University of Oregon researchers have developed a portable tool that uses lasers to measure the composition of glacial ice, data that can help determine how fast that ice is melting. The instrument can be used to study glaciers in remote wilderness areas, like those in Oregon’s Cascade Mountains. And it can help verify satellite data collected about bigger glaciers, like those in Greenland and Antarctica.
Oregon’s glaciers feed mountain streams and buffer against drought in the late summer once the annual snowpack has melted. Their cold melt water is important salmon and trout habitat. But the glaciers are now shrinking rapidly, one more casualty of global climate change.
“Studying how these glaciers respond to climate change is important for informing streamflow management both now and in the future,” said Johnny Ryan, a geographer at the UO who is using the new instrument in his research. Plus, “Many of the processes that we observe on Oregon glaciers also occur on the Greenland and Antarctic ice sheets. Oregon’s glaciers provide a great testing ground for new instrumentation and hypotheses.”
Oregon’s glaciers sit high on mountain slopes, in designated wilderness areas where motorized vehicles are prohibited. Scientists can’t trek in heavy equipment via helicopter and snowmobile, as they otherwise often do to collect samples of ice to analyze. The new tool is a way to gather data in wilderness areas, said Markus Allgaier, a postdoctoral physicist who led the design of the tool. He and his colleagues describe the development in a recent paper in the Journal of Glaciology.
Allgaier’s instrument works by measuring the way light scatters back from glacial ice. The device shoots a laser beam into the ice. Photons, tiny particles of light, bounce back when they hit air bubbles in the ice. By measuring how long it takes photons hitting the ice to reach a detector positioned a few feet away, scientists can estimate the composition of the ice.
And that, in turn, can provide insight into how much sunlight the glacier is absorbing versus reflecting. That data can be used to estimate how fast the ice is melting.
Allgaier usually builds devices that are used in a lab. If something malfunctions, he can adapt on the spot. Designing something that would be used in remote environments was a new challenge, he said.
“With field research, it has to work,” Allgaier said. “You may not get another chance to come back and try again.”
He and his colleagues had to wait for the perfect weather window to test the instrument in the mountains: late enough in the summer that the snow had melted off the surface of the glacier to expose bare ice but before new snow started falling. So first, they did lots of testing both in the lab and around town, finessing the instrument.
When conditions were right, Allgaier and his colleagues lugged the device to Crook Glacier on Broken Top, about a 3-mile hike in. The main device itself fits into a hard-shell plastic carrying case the size of a small briefcase. All the gear necessary to make it run, like batteries and extra cables, can be trekked up by a couple of people with backpacks.
They set up near the edge of the glacier during the day.

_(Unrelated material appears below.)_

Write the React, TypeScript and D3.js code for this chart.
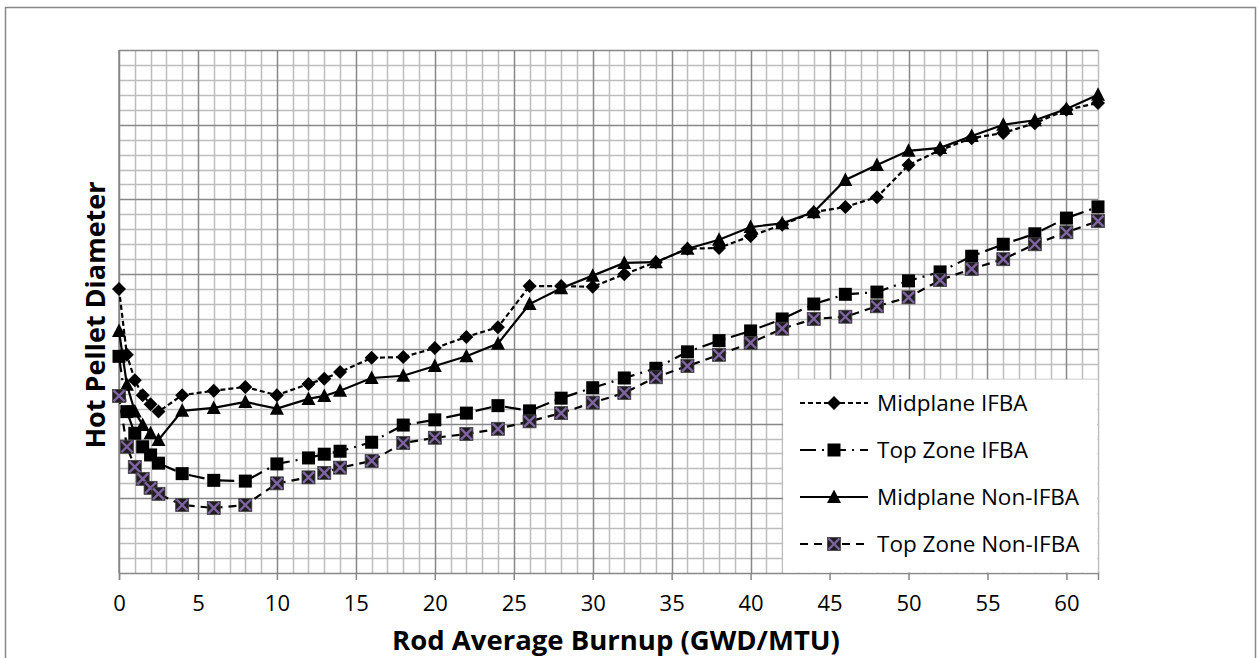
import { useEffect, useRef } from 'react';
import * as d3 from 'd3';

// burnup points (GWD/MTU)
const burnup = [0, 0.5, 1, 1.5, 2, 2.5, 4, 6, 8, 10, 12, 13, 14, 16, 18, 20, 22, 24, 26, 28, 30, 32, 34, 36, 38, 40, 42, 44, 46, 48, 50, 52, 54, 56, 58, 60, 62];

// diameter in grid units (y axis has no labels)
const midplaneIfba = [3.80, 2.92, 2.58, 2.38, 2.26, 2.16, 2.38, 2.44, 2.49, 2.38, 2.53, 2.60, 2.69, 2.88, 2.89, 3.01, 3.16, 3.29, 3.84, 3.84, 3.83, 4.00, 4.16, 4.34, 4.35, 4.51, 4.66, 4.83, 4.90, 5.03, 5.46, 5.66, 5.82, 5.89, 6.02, 6.20, 6.29];
const topZoneIfba = [2.90, 2.16, 1.87, 1.69, 1.58, 1.47, 1.33, 1.24, 1.23, 1.46, 1.54, 1.59, 1.63, 1.75, 1.98, 2.05, 2.14, 2.24, 2.17, 2.34, 2.48, 2.61, 2.74, 2.96, 3.11, 3.24, 3.40, 3.60, 3.73, 3.76, 3.91, 4.03, 4.24, 4.40, 4.54, 4.75, 4.90];
const midplaneNonIfba = [3.24, 2.52, 2.16, 1.98, 1.87, 1.78, 2.17, 2.21, 2.29, 2.20, 2.33, 2.37, 2.44, 2.61, 2.64, 2.77, 2.90, 3.07, 3.60, 3.81, 3.98, 4.15, 4.16, 4.34, 4.46, 4.63, 4.68, 4.83, 5.26, 5.46, 5.65, 5.69, 5.85, 6.00, 6.06, 6.21, 6.40];
const topZoneNonIfba = [2.37, 1.69, 1.42, 1.26, 1.14, 1.06, 0.91, 0.87, 0.91, 1.20, 1.28, 1.34, 1.41, 1.50, 1.74, 1.81, 1.86, 1.93, 2.03, 2.14, 2.28, 2.41, 2.62, 2.77, 2.92, 3.08, 3.27, 3.40, 3.43, 3.57, 3.69, 3.92, 4.07, 4.20, 4.40, 4.56, 4.71];

const seriesNames = ['Midplane IFBA', 'Top Zone IFBA', 'Midplane Non-IFBA', 'Top Zone Non-IFBA'];
const seriesValues = [midplaneIfba, topZoneIfba, midplaneNonIfba, topZoneNonIfba];
const xTicks = [0, 5, 10, 15, 20, 25, 30, 35, 40, 45, 50, 55, 60];

const styles = [
  { dash: '5,3', marker: 'diamond' },
  { dash: '16,6,2,6', marker: 'square' },
  { dash: null, marker: 'triangle' },
  { dash: '8,6', marker: 'xsquare' },
];

const FONT = "'Open Sans', 'Liberation Sans', sans-serif";

const App = () => {
  const svgRef = useRef<SVGSVGElement>(null);

  useEffect(() => {
    const W = 1259, H = 658;
    const svg = d3.select(svgRef.current);
    svg.selectAll('*').remove();
    svg.attr('width', W).attr('height', H);

    const x = d3.scaleLinear().domain([0, 62]).range([119, 1098]);
    const y = d3.scaleLinear().domain([0, 7]).range([573, 50]);

    // outer frame
    svg.append('rect').attr('x', 0).attr('y', 0).attr('width', W).attr('height', H).attr('fill', '#fff');
    svg.append('rect')
      .attr('x', 5.5).attr('y', 7.5).attr('width', 1250).attr('height', 700)
      .attr('fill', 'none').attr('stroke', '#878787').attr('stroke-width', 1.5);

    const grid = svg.append('g');
    const minorX = d3.range(0, 63, 1);
    const minorY = d3.range(0, 35.01, 1).map(i => i / 5);

    // minor grid
    grid.selectAll('.vminor').data(minorX.filter(v => v % 5 !== 0)).enter().append('line')
      .attr('x1', d => Math.round(x(d)) + 0.5).attr('x2', d => Math.round(x(d)) + 0.5)
      .attr('y1', y(7)).attr('y2', y(0))
      .attr('stroke', '#bdbdbd').attr('stroke-width', 1.5);
    grid.selectAll('.hminor').data(minorY.filter((v, i) => i % 5 !== 0)).enter().append('line')
      .attr('y1', d => Math.round(y(d)) + 0.5).attr('y2', d => Math.round(y(d)) + 0.5)
      .attr('x1', x(0)).attr('x2', x(62))
      .attr('stroke', '#bdbdbd').attr('stroke-width', 1.5);
    // major grid
    grid.selectAll('.vmajor').data(xTicks).enter().append('line')
      .attr('x1', d => Math.round(x(d)) + 0.5).attr('x2', d => Math.round(x(d)) + 0.5)
      .attr('y1', y(7)).attr('y2', y(0))
      .attr('stroke', '#878787').attr('stroke-width', 1.5);
    grid.selectAll('.hmajor').data(d3.range(1, 8)).enter().append('line')
      .attr('y1', d => Math.round(y(d)) + 0.5).attr('y2', d => Math.round(y(d)) + 0.5)
      .attr('x1', x(0)).attr('x2', x(62))
      .attr('stroke', '#878787').attr('stroke-width', 1.5);

    // x axis
    const xAxis = d3.axisBottom(x).tickValues(xTicks).tickSize(7).tickFormat(d3.format('d'));
    const gx = svg.append('g').attr('transform', `translate(0,${y(0)})`).call(xAxis);
    gx.select('.domain').attr('stroke', '#878787').attr('stroke-width', 1.5);
    gx.selectAll('.tick line').attr('stroke', '#878787').attr('stroke-width', 1.5);
    gx.selectAll('.tick text')
      .attr('y', 22).attr('font-family', FONT).attr('font-size', 22).attr('fill', '#000');
    // y axis line (no labels)
    svg.append('line').attr('x1', x(0)).attr('x2', x(0)).attr('y1', y(7)).attr('y2', y(0))
      .attr('stroke', '#878787').attr('stroke-width', 1.5);

    // axis titles
    svg.append('text').attr('x', 616).attr('y', 650).attr('text-anchor', 'middle')
      .attr('font-family', FONT).attr('font-weight', 'bold').attr('font-size', 27.5)
      .text('Rod Average Burnup (GWD/MTU)');
    svg.append('text').attr('transform', `translate(105,315) rotate(-90)`).attr('text-anchor', 'middle')
      .attr('font-family', FONT).attr('font-weight', 'bold').attr('font-size', 27)
      .text('Hot Pellet Diameter');

    const drawMarker = (g: any, kind: string, cx: number, cy: number) => {
      if (kind === 'diamond') {
        g.append('path').attr('d', `M${cx},${cy - 7}L${cx + 7},${cy}L${cx},${cy + 7}L${cx - 7},${cy}Z`).attr('fill', '#000');
      } else if (kind === 'square') {
        g.append('rect').attr('x', cx - 6.5).attr('y', cy - 6.5).attr('width', 13).attr('height', 13).attr('fill', '#000');
      } else if (kind === 'triangle') {
        g.append('path').attr('d', `M${cx},${cy - 7.5}L${cx + 7},${cy + 6}L${cx - 7},${cy + 6}Z`).attr('fill', '#000');
      } else {
        g.append('rect').attr('x', cx - 6.5).attr('y', cy - 6.5).attr('width', 13).attr('height', 13)
          .attr('fill', '#1e1e1e').attr('stroke', '#444').attr('stroke-width', 0.8);
        g.append('path').attr('d', `M${cx - 5.5},${cy - 5.5}L${cx + 5.5},${cy + 5.5}M${cx + 5.5},${cy - 5.5}L${cx - 5.5},${cy + 5.5}`)
          .attr('stroke', '#8064a2').attr('stroke-width', 2.4).attr('fill', 'none');
      }
    };

    const line = d3.line<number>().x((d, i) => x(burnup[i])).y(d => y(d));

    seriesValues.forEach((vals, si) => {
      const st = styles[si];
      const g = svg.append('g');
      g.append('path').attr('d', line(vals) as string).attr('fill', 'none')
        .attr('stroke', '#000').attr('stroke-width', 2.2)
        .attr('stroke-dasharray', st.dash as any);
      vals.forEach((v, i) => drawMarker(g, st.marker, x(burnup[i]), y(v)));
    });

    // legend
    const lg = svg.append('g');
    lg.append('rect').attr('x', x(42) + 1).attr('y', 379.5).attr('width', x(62) - x(42) - 1.5).attr('height', y(0) - 380)
      .attr('fill', '#fff');
    seriesNames.forEach((name, i) => {
      const ly = 403 + i * 47;
      const st = styles[i];
      lg.append('line').attr('x1', 800).attr('x2', 868).attr('y1', ly).attr('y2', ly)
        .attr('stroke', '#000').attr('stroke-width', 2.2).attr('stroke-dasharray', st.dash as any);
      drawMarker(lg, st.marker, 834, ly);
      lg.append('text').attr('x', 877).attr('y', ly).attr('dy', '0.35em')
        .attr('font-family', FONT).attr('font-size', 22.5).attr('fill', '#000').text(name);
    });
  }, []);

  return <svg ref={svgRef} style={{ position: 'absolute', left: 0, top: 0, display: 'block' }}></svg>;
};

export default App;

Ambient light disrupts the data collection, so they waited till the sun set to turn on the lasers and carefully start making measurements on the chilly ice.

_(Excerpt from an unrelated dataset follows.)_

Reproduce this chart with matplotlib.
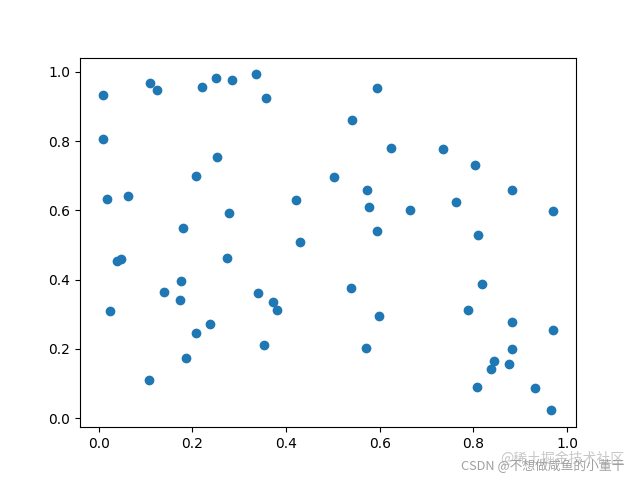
import matplotlib.pyplot as plt

x = [0.0085, 0.109, 0.125, 0.221, 0.251, 0.285, 0.336, 0.357, 0.0085, 0.253,
     0.209, 0.0177, 0.0626, 0.422, 0.278, 0.180, 0.429, 0.595, 0.541, 0.624,
     0.736, 0.804, 0.502, 0.573, 0.882, 0.577, 0.763, 0.664, 0.969, 0.595,
     0.810, 0.0385, 0.0476, 0.274, 0.176, 0.140, 0.173, 0.340, 0.372, 0.381,
     0.0241, 0.238, 0.209, 0.353, 0.186, 0.107, 0.539, 0.599, 0.571, 0.818,
     0.789, 0.882, 0.971, 0.882, 0.844, 0.877, 0.838, 0.808, 0.932, 0.966]
y = [0.933, 0.967, 0.948, 0.956, 0.983, 0.976, 0.993, 0.924, 0.805, 0.753,
     0.699, 0.633, 0.641, 0.629, 0.592, 0.548, 0.508, 0.953, 0.860, 0.779,
     0.777, 0.731, 0.696, 0.658, 0.658, 0.609, 0.624, 0.601, 0.597, 0.540,
     0.528, 0.455, 0.459, 0.462, 0.395, 0.363, 0.340, 0.360, 0.334, 0.311,
     0.308, 0.271, 0.245, 0.210, 0.173, 0.109, 0.375, 0.294, 0.202, 0.386,
     0.312, 0.277, 0.253, 0.199, 0.164, 0.157, 0.141, 0.089, 0.086, 0.022]

fig, ax = plt.subplots(figsize=(6.4, 4.8), dpi=100)
ax.scatter(x, y)

# watermarks (they overlap in the original too)
wm_font = ["Noto Sans CJK SC", "DejaVu Sans"]
fig.text(0.976, 0.045, "@稀土掘金技术社区", ha="right", va="center",
         fontsize=10, color="#c8c8c8", family=wm_font)
fig.text(0.976, 0.030, "CSDN @不想做咸鱼的小董干", ha="right", va="center",
         fontsize=9.2, color="#a0a0a0", family=wm_font)

fig.savefig("out.png")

On a second, longer trip, they trekked to North Sister’s Collier Glacier, which has been studied by UO researchers for almost 100 years. It’s named after George H. Collier, a former professor of physics and chemistry at UO, and one of the university’s first faculty members.
The team used funding from the Office of the Vice President for Research and Innovation’s Renee James Seed Grant Initiative to develop the prototype device. Now, they plan to take it further.

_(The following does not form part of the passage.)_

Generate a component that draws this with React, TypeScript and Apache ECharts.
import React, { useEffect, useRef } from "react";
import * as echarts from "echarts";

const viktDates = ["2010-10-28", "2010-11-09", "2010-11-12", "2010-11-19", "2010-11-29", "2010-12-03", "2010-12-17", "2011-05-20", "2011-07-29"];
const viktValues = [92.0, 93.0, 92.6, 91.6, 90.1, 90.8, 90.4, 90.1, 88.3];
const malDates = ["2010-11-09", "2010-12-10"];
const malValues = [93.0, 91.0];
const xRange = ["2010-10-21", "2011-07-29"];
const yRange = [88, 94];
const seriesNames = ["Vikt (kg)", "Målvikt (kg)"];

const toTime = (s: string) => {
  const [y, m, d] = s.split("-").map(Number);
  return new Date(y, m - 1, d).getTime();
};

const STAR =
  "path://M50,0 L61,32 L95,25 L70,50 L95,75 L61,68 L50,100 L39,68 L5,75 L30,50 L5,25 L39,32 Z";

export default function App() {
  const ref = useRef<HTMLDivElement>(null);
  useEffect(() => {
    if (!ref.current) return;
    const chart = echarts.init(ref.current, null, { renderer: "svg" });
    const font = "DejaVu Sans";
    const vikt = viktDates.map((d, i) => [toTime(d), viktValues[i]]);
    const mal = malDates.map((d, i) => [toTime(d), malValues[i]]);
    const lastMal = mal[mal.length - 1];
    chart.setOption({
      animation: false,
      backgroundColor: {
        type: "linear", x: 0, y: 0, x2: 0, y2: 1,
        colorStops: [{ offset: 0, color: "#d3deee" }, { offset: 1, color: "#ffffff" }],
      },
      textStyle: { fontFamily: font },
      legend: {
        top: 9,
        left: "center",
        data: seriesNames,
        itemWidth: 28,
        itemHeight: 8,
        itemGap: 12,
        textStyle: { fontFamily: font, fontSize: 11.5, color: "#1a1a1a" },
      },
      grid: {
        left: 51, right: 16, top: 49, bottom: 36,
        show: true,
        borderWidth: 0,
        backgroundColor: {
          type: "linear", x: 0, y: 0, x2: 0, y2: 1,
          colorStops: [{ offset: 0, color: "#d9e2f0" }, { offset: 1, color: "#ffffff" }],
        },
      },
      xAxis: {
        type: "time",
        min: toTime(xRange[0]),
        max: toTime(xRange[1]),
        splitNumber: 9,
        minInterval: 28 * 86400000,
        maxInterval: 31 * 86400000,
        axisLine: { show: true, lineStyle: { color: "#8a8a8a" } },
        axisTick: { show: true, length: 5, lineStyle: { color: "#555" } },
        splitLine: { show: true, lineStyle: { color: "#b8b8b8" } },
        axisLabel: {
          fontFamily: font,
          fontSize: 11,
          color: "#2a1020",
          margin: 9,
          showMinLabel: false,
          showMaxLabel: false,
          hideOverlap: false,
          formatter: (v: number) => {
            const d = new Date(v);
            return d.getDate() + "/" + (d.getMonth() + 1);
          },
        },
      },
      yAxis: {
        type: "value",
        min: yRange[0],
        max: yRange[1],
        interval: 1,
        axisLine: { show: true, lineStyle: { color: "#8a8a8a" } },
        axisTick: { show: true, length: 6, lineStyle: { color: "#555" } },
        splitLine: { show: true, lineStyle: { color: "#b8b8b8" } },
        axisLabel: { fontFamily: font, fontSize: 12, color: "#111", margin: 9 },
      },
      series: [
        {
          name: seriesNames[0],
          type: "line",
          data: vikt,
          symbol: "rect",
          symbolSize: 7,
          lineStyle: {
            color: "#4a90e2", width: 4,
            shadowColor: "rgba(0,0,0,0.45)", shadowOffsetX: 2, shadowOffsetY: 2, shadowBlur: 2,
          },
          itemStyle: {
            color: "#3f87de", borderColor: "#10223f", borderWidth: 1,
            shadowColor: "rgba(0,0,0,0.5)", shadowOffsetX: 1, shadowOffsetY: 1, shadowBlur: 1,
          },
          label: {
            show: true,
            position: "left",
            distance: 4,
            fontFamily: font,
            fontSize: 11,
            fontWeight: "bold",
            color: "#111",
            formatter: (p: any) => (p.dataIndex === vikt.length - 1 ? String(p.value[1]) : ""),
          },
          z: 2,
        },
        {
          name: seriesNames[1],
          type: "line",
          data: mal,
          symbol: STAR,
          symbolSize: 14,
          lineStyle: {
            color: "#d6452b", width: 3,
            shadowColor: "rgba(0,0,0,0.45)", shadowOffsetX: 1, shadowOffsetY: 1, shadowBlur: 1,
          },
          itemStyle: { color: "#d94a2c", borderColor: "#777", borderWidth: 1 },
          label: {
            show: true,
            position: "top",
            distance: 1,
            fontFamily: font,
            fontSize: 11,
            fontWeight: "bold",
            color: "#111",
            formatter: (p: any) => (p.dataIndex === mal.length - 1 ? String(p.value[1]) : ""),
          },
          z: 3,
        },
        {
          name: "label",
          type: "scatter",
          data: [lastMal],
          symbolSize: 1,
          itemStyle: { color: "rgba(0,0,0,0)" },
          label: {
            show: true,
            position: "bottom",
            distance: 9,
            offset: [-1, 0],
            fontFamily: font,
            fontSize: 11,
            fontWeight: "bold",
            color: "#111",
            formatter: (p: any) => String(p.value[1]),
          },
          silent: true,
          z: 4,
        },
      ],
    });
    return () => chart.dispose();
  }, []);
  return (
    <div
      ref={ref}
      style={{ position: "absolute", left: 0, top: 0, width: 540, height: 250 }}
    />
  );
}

“We’re hoping to take the instrument to Alaska and use what we’ve learned to do ground truthing of satellite data”,” Allgaier said, meaning it would make sure the data collected about glaciers from satellites squares with what’s recorded on the ground.
Ryan and UO geographer Sarah Cooley work with data from the NASA satellite ICESat-2, which measures elevation changes of ice sheets and sea ice.
“There are some uncertainties about how much the laser penetrates in snow and ice,” Ryan said. “We can use our ground-based instrument to measure the penetration depth of green laser in snow and ice and see how it varies across space and time.”
That will allow them to correct inaccuracies in this satellite data, ultimately improving the climate and environment predictions that are based on it.